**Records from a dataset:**
_ _ _
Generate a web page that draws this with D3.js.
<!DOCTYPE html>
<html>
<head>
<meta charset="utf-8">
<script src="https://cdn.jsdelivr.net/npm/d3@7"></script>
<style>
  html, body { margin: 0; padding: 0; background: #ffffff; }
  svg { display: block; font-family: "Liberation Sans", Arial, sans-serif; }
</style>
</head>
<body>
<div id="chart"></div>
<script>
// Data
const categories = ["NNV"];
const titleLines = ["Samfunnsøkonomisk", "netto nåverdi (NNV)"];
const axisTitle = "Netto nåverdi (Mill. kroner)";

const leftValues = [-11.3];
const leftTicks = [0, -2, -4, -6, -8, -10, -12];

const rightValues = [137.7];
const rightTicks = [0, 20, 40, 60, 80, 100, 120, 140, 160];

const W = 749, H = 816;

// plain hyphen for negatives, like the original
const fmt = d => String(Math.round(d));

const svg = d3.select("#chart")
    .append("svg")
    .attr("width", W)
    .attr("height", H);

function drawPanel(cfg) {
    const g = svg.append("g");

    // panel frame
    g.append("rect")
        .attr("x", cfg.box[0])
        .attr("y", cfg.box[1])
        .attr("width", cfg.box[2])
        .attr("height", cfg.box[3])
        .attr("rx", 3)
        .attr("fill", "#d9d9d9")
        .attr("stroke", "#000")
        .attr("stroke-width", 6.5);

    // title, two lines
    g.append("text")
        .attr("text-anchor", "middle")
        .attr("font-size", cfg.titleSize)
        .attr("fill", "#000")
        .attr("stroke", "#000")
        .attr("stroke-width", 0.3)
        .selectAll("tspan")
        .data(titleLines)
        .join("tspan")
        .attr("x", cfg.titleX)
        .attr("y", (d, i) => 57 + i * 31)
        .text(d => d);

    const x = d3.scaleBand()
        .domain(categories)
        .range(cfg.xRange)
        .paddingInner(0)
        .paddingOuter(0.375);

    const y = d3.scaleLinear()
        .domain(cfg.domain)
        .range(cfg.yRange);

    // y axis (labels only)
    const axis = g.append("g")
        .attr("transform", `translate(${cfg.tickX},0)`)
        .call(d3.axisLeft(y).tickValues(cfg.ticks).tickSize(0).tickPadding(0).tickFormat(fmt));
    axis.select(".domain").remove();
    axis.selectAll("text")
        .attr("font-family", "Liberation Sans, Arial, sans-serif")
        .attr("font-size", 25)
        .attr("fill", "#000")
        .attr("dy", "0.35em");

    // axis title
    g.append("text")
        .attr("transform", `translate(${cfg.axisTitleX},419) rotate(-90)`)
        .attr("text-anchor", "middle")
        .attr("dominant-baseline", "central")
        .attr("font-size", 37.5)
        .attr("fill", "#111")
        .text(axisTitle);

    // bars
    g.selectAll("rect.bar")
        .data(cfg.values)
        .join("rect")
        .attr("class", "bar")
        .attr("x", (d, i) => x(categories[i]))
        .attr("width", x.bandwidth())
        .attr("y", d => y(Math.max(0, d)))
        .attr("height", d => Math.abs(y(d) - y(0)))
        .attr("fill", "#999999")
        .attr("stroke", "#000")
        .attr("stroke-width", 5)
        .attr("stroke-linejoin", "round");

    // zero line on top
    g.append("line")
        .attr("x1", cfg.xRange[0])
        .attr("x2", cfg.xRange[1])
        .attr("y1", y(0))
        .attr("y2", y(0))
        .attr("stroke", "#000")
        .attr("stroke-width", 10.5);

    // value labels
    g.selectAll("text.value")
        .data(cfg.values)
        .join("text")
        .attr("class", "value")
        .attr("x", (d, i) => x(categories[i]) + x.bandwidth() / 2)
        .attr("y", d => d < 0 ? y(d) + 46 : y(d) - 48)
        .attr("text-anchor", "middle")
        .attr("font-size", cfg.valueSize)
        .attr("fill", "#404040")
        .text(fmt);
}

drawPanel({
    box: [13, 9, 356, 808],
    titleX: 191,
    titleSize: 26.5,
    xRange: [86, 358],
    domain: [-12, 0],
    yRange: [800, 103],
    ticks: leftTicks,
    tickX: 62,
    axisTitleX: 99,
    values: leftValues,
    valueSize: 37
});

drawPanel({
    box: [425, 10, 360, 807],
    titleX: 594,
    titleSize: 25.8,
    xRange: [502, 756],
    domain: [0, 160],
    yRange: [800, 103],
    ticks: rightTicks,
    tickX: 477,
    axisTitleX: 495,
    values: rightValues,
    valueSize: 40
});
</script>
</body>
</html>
_ _ _
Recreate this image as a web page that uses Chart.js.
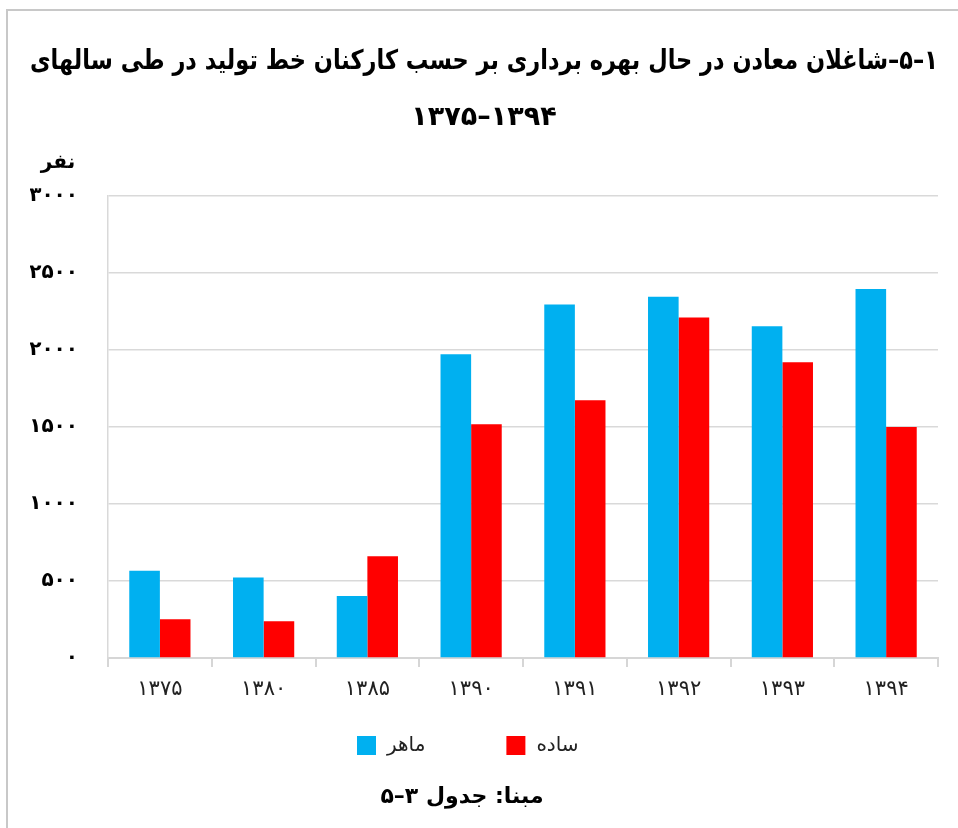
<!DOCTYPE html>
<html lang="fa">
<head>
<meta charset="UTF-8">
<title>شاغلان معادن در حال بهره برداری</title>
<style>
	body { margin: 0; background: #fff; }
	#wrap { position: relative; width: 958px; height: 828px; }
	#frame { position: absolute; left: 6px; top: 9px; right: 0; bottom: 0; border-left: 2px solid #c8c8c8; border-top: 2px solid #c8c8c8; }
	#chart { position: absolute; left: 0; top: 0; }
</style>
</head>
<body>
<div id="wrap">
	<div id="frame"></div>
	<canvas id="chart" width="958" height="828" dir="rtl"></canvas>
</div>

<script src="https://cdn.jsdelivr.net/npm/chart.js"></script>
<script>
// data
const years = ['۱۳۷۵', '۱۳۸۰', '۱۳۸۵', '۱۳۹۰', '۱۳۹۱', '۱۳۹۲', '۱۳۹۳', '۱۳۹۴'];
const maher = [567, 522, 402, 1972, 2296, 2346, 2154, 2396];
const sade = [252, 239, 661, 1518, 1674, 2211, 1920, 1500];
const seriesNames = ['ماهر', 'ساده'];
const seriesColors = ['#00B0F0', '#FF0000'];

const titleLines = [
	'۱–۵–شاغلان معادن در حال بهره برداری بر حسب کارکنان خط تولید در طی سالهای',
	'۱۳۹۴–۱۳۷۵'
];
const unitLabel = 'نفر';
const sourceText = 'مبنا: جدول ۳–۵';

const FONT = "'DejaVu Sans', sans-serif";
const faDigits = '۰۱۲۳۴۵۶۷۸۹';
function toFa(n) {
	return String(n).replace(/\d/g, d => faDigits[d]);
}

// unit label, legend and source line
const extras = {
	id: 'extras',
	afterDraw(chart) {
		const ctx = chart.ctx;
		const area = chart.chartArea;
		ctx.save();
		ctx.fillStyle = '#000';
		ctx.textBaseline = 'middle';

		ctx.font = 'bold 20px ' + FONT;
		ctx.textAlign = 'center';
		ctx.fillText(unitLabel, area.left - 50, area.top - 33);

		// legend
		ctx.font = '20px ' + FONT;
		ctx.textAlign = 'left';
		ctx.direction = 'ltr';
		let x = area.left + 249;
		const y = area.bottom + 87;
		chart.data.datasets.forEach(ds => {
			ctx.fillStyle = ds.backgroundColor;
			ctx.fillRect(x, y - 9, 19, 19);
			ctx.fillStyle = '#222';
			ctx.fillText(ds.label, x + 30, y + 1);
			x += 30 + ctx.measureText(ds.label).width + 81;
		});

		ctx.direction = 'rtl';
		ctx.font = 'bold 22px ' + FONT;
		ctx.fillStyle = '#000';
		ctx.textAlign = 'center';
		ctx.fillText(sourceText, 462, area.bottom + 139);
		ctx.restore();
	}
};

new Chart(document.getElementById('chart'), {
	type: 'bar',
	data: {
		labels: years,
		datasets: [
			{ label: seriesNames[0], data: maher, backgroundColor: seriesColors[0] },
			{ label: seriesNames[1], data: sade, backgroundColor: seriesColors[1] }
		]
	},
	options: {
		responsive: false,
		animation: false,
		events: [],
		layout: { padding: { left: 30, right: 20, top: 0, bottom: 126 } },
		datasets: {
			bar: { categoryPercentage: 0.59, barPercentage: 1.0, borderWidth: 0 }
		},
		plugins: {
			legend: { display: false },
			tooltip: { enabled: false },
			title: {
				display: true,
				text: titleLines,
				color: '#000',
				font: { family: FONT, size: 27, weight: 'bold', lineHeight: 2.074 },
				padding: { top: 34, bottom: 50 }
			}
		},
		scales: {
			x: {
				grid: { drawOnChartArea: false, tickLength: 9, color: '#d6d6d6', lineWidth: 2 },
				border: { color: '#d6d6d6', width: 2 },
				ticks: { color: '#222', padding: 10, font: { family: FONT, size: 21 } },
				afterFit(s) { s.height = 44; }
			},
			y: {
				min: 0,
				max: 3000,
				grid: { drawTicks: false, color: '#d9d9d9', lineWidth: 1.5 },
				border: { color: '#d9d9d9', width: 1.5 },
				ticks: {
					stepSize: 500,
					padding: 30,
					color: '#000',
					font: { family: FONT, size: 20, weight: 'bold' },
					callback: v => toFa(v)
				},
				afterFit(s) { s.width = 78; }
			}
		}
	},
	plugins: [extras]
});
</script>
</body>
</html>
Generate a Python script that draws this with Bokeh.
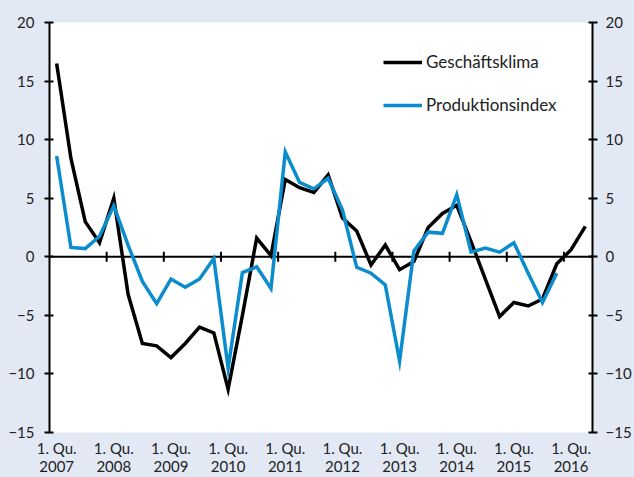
_ _ _
**Task:**
Extract every line above containing the word "script".

**The answer:**
<script src="https://cdn.jsdelivr.net/npm/d3@7"></script>
<script>
</script>
<script src="https://cdn.jsdelivr.net/npm/chart.js"></script>
<script>
</script>
Generate a Python script that draws this with Bokeh.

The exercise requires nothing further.